■ Data for the task ■
-- begin --

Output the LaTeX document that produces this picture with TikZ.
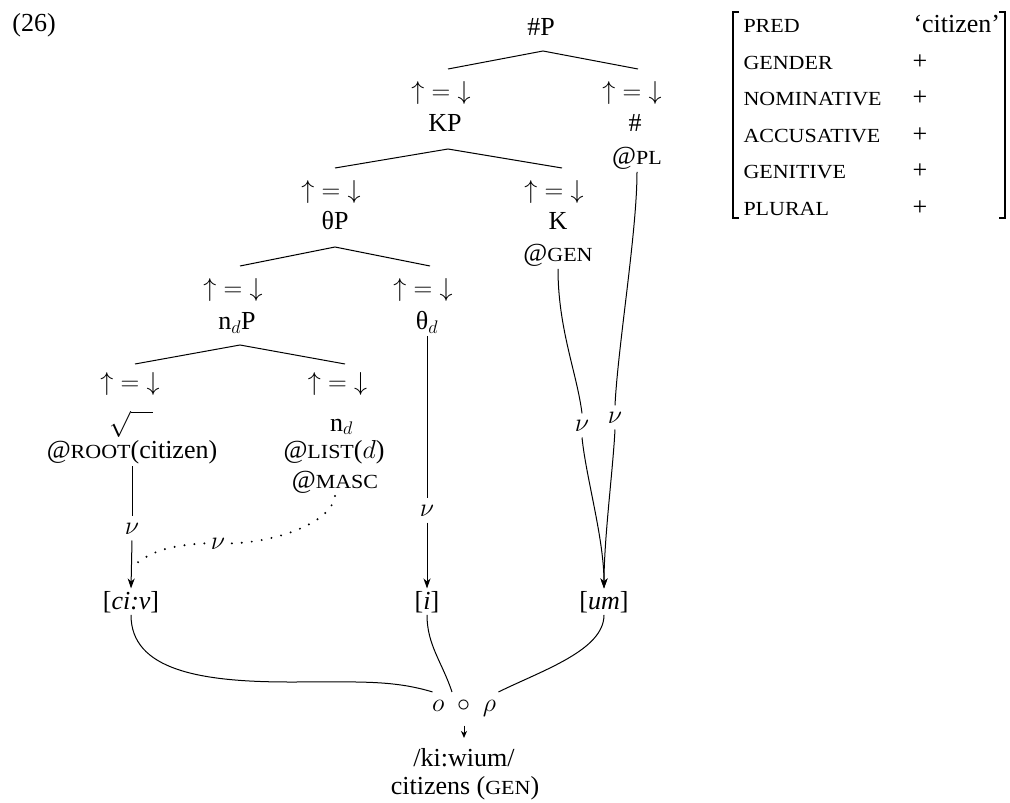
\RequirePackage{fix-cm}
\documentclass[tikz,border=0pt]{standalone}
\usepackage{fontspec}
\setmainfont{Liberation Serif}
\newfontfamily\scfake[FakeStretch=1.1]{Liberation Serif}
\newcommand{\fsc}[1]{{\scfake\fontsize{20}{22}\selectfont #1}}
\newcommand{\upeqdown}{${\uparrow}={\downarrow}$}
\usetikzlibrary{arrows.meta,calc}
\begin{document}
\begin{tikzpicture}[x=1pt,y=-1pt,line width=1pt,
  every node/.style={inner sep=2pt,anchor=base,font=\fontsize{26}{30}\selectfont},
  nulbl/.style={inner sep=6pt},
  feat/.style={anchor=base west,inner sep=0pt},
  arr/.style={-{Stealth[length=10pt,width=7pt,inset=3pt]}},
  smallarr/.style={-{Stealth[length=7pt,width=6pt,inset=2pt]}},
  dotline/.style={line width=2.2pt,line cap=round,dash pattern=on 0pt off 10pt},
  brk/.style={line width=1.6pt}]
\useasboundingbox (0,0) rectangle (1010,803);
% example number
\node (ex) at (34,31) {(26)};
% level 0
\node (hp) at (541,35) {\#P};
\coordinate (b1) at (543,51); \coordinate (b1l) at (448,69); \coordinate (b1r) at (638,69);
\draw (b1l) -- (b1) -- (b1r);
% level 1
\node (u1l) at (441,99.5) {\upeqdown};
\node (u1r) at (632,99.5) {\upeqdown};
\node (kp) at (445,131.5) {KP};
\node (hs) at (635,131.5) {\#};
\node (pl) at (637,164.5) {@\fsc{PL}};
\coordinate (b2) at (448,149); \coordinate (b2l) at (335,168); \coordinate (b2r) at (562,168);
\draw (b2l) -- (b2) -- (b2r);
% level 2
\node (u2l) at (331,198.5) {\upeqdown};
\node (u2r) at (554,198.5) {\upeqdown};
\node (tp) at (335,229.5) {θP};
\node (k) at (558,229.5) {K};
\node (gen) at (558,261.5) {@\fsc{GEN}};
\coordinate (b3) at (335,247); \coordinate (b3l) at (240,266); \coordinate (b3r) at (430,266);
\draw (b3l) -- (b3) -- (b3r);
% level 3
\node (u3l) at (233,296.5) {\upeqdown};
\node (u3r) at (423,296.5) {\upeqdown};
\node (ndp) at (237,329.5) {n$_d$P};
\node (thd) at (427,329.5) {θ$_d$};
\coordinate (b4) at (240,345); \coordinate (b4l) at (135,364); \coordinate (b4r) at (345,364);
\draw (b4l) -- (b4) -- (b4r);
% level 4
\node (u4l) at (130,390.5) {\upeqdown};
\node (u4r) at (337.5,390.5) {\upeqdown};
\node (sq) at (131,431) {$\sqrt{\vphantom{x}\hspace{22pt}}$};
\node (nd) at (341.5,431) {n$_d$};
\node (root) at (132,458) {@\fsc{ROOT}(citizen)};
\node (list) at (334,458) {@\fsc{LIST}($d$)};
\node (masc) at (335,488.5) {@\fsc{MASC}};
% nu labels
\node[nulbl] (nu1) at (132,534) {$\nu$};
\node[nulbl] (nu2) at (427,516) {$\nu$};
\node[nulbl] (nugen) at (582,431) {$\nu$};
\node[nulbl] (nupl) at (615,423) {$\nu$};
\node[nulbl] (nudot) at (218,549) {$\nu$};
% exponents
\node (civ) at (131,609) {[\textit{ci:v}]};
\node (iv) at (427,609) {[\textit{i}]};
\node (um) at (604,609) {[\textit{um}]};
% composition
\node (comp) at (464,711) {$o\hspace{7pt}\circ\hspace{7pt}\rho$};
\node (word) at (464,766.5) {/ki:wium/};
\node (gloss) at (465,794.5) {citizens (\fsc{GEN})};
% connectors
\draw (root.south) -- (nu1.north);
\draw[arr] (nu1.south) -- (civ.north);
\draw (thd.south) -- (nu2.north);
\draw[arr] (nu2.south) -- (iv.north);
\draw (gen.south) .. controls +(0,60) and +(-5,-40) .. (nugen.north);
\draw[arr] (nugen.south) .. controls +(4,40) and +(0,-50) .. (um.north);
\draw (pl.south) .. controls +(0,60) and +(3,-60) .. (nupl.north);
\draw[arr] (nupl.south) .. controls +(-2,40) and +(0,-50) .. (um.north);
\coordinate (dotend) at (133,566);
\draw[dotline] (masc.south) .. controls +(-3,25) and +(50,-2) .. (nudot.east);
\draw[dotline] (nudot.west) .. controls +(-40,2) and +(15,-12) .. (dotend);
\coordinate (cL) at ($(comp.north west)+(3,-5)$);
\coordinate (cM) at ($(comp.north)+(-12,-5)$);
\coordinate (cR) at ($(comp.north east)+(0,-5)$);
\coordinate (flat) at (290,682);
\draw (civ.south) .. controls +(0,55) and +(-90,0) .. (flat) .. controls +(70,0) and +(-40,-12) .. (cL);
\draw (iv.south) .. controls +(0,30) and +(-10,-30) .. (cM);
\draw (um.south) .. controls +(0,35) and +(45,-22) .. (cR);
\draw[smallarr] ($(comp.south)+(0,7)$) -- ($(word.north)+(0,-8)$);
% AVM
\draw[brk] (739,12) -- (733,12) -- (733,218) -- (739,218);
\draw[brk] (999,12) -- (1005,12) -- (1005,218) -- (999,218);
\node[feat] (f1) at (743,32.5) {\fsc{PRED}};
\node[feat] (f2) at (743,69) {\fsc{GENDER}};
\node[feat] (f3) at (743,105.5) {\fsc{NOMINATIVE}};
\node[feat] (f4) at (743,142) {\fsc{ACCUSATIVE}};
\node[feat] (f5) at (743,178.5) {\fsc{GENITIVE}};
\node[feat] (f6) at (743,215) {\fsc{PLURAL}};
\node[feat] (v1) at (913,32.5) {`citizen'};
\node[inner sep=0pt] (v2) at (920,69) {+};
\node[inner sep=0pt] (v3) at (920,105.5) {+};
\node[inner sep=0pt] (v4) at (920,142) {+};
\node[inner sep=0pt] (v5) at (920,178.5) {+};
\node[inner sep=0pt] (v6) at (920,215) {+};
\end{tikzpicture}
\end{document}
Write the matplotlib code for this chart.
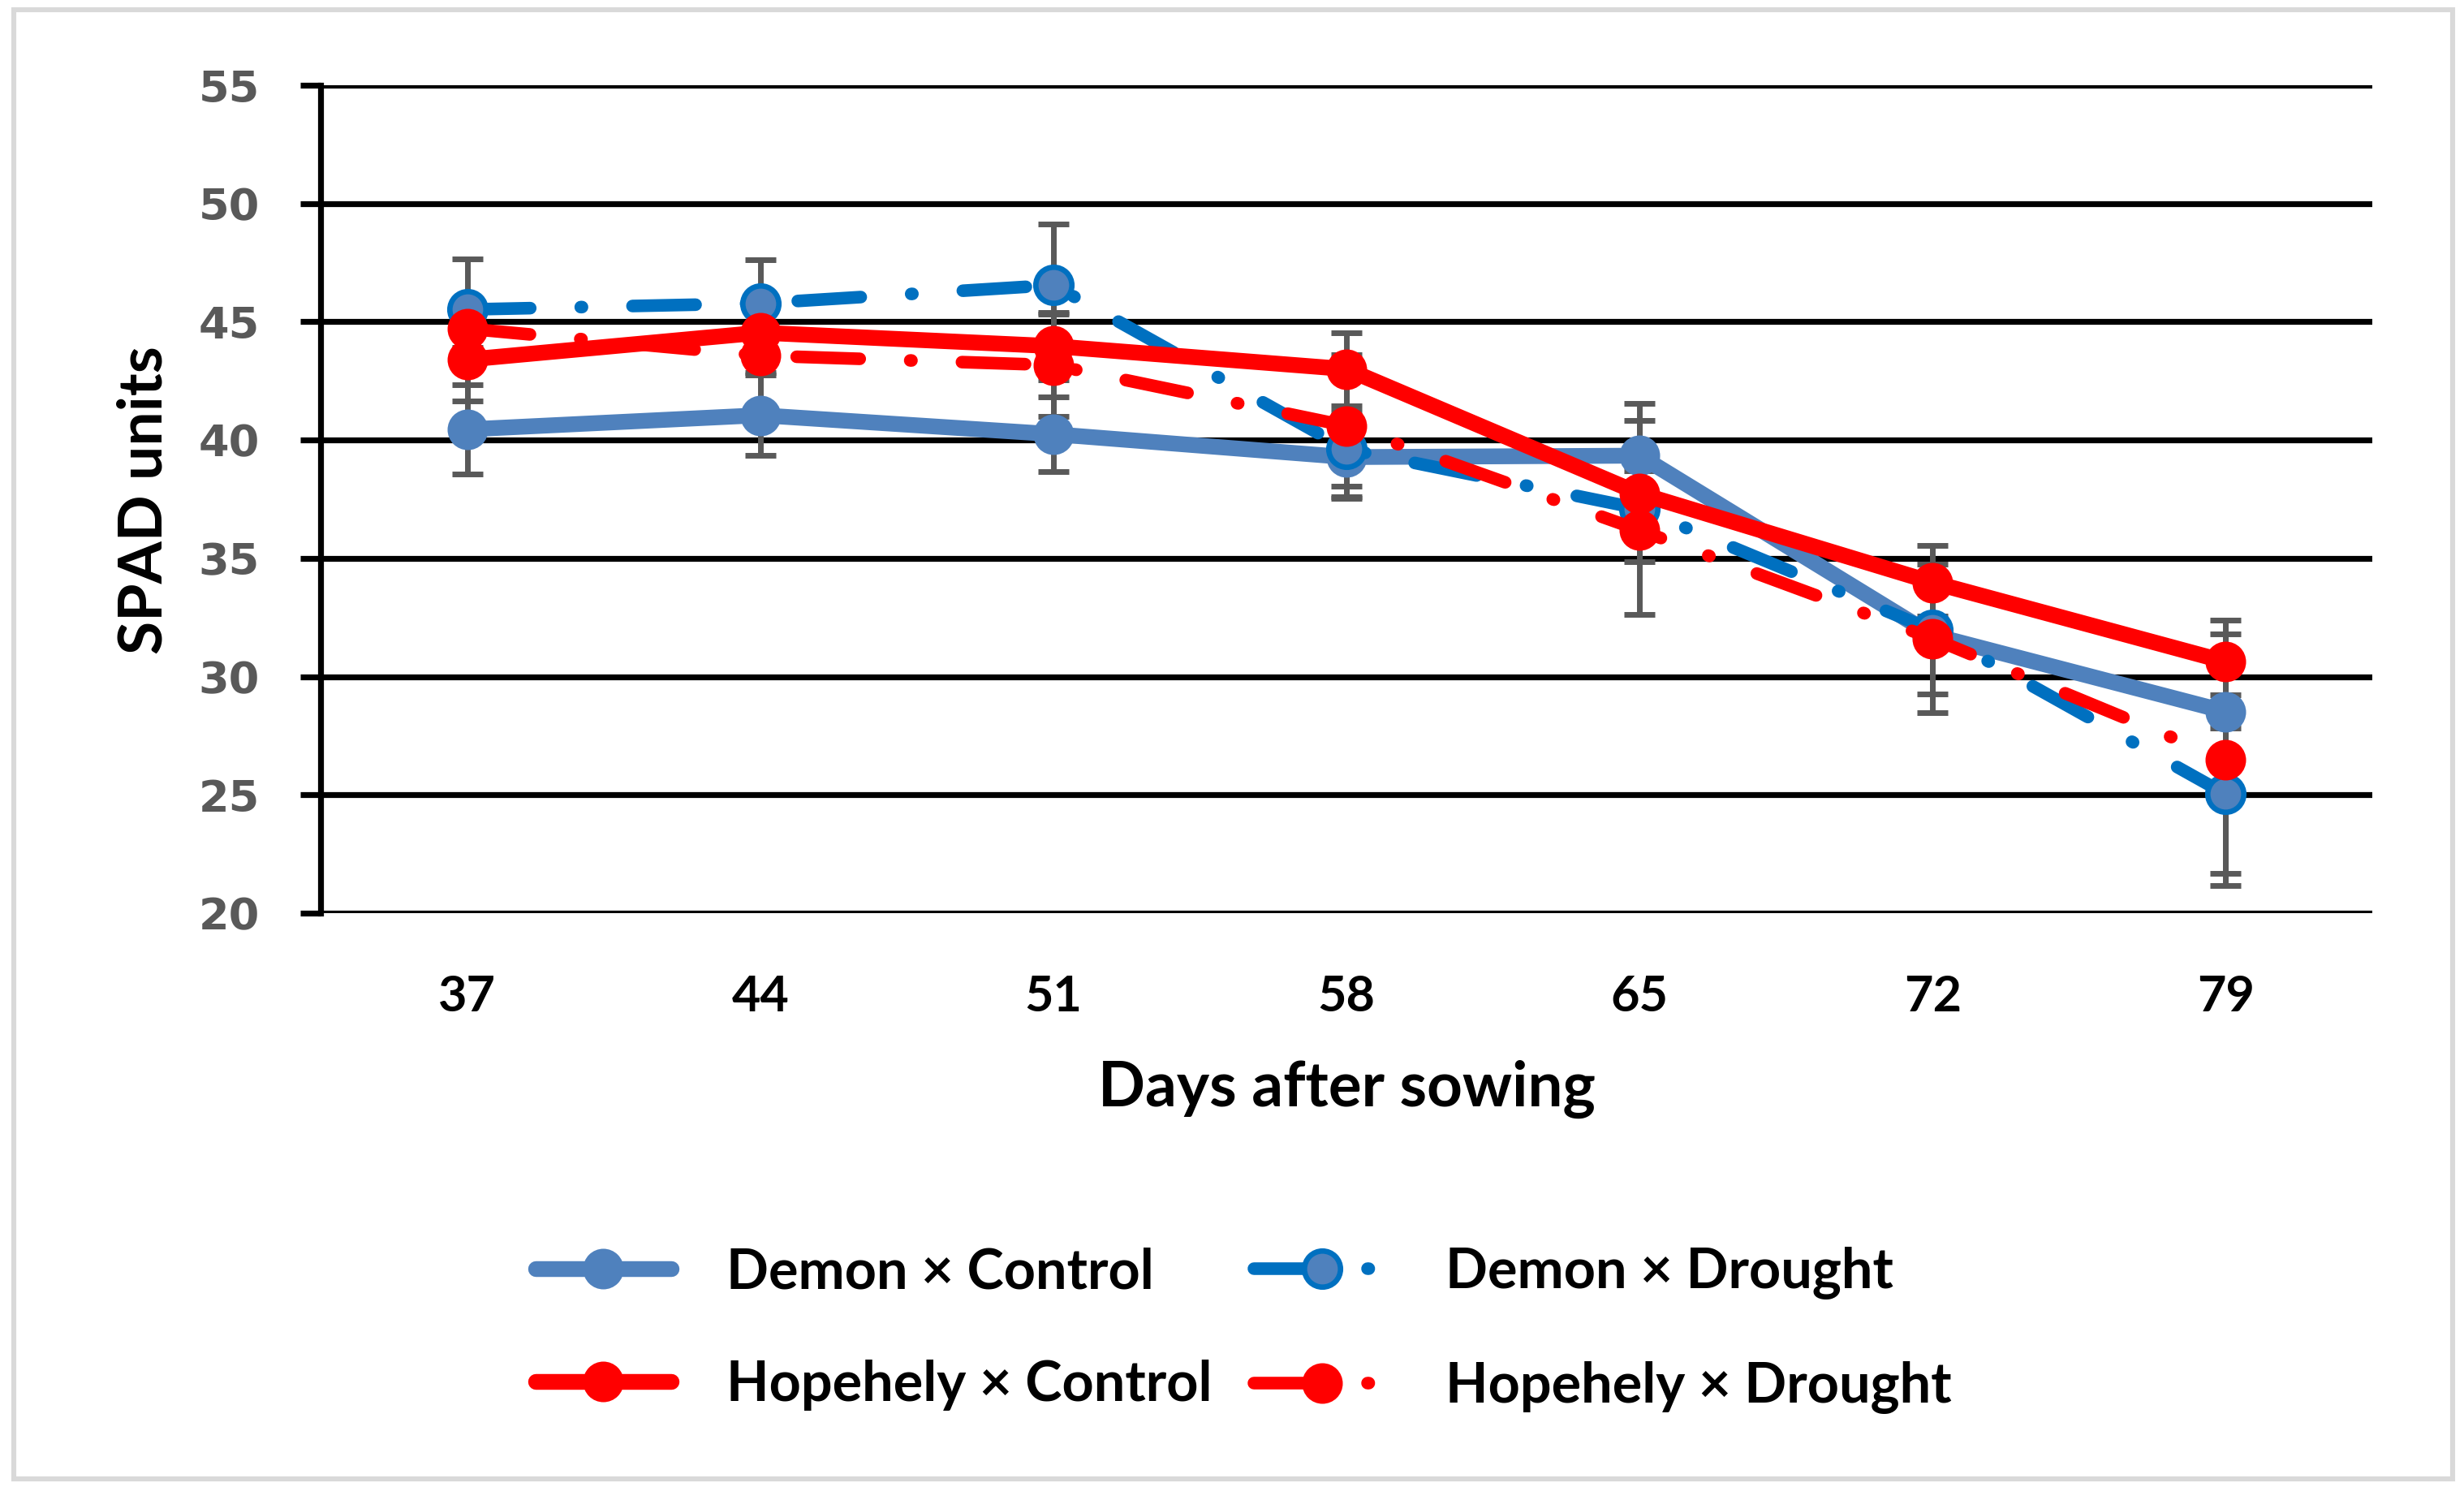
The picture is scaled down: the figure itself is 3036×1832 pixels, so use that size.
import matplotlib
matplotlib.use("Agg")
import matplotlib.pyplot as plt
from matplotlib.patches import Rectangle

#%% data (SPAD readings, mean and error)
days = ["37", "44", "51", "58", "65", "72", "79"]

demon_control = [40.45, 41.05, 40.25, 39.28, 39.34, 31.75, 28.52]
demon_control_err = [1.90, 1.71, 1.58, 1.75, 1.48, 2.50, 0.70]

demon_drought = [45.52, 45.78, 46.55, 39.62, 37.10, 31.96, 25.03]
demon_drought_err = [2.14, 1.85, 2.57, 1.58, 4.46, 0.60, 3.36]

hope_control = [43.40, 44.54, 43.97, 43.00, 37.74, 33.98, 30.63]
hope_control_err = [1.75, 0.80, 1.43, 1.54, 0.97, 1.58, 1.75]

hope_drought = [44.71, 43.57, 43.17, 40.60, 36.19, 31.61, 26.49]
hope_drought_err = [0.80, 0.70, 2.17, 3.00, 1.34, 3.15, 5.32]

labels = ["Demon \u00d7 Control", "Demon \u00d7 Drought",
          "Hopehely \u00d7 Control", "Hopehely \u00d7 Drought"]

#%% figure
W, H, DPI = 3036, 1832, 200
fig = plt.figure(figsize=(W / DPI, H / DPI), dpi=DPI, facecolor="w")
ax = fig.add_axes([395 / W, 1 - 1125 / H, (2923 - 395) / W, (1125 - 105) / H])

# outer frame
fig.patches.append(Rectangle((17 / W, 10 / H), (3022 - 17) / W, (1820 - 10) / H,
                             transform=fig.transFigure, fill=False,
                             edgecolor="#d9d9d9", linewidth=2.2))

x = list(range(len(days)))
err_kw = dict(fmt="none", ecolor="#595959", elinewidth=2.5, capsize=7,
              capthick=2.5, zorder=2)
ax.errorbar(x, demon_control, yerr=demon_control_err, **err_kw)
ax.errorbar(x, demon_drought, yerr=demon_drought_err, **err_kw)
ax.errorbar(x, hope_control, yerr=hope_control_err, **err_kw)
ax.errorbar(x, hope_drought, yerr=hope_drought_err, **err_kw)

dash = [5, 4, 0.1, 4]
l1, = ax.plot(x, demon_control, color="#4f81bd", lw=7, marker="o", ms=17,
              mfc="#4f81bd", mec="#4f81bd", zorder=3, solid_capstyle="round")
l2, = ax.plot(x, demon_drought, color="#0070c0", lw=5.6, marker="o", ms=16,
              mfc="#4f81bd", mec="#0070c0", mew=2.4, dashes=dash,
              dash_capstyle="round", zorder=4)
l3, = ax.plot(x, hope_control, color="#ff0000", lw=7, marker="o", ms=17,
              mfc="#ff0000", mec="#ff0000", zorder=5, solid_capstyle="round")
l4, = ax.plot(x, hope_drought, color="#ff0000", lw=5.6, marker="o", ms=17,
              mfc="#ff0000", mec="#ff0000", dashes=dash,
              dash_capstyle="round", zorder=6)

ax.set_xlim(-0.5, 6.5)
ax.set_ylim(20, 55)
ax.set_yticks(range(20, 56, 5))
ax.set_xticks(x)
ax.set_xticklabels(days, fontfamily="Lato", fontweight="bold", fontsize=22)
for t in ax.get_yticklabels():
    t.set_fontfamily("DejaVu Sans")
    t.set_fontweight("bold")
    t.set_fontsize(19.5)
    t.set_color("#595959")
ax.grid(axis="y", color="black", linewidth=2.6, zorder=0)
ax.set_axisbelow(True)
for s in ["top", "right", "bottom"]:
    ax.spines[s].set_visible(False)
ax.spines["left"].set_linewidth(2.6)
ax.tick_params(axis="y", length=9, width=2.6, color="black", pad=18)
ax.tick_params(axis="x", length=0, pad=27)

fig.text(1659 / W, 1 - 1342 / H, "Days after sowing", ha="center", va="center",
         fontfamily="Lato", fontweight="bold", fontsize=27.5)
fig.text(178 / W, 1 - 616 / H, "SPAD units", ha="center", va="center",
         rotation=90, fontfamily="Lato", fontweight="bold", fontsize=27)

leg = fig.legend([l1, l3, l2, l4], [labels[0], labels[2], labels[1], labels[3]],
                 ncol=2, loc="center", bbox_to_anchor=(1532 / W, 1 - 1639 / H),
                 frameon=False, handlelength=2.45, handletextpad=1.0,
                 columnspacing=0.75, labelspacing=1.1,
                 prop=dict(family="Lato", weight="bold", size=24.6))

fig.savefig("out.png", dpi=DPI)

-- end --

■ Short exercise ■
Using the listing, say how many lines include the word "that", and add nothing else.

■ Complete response ■
2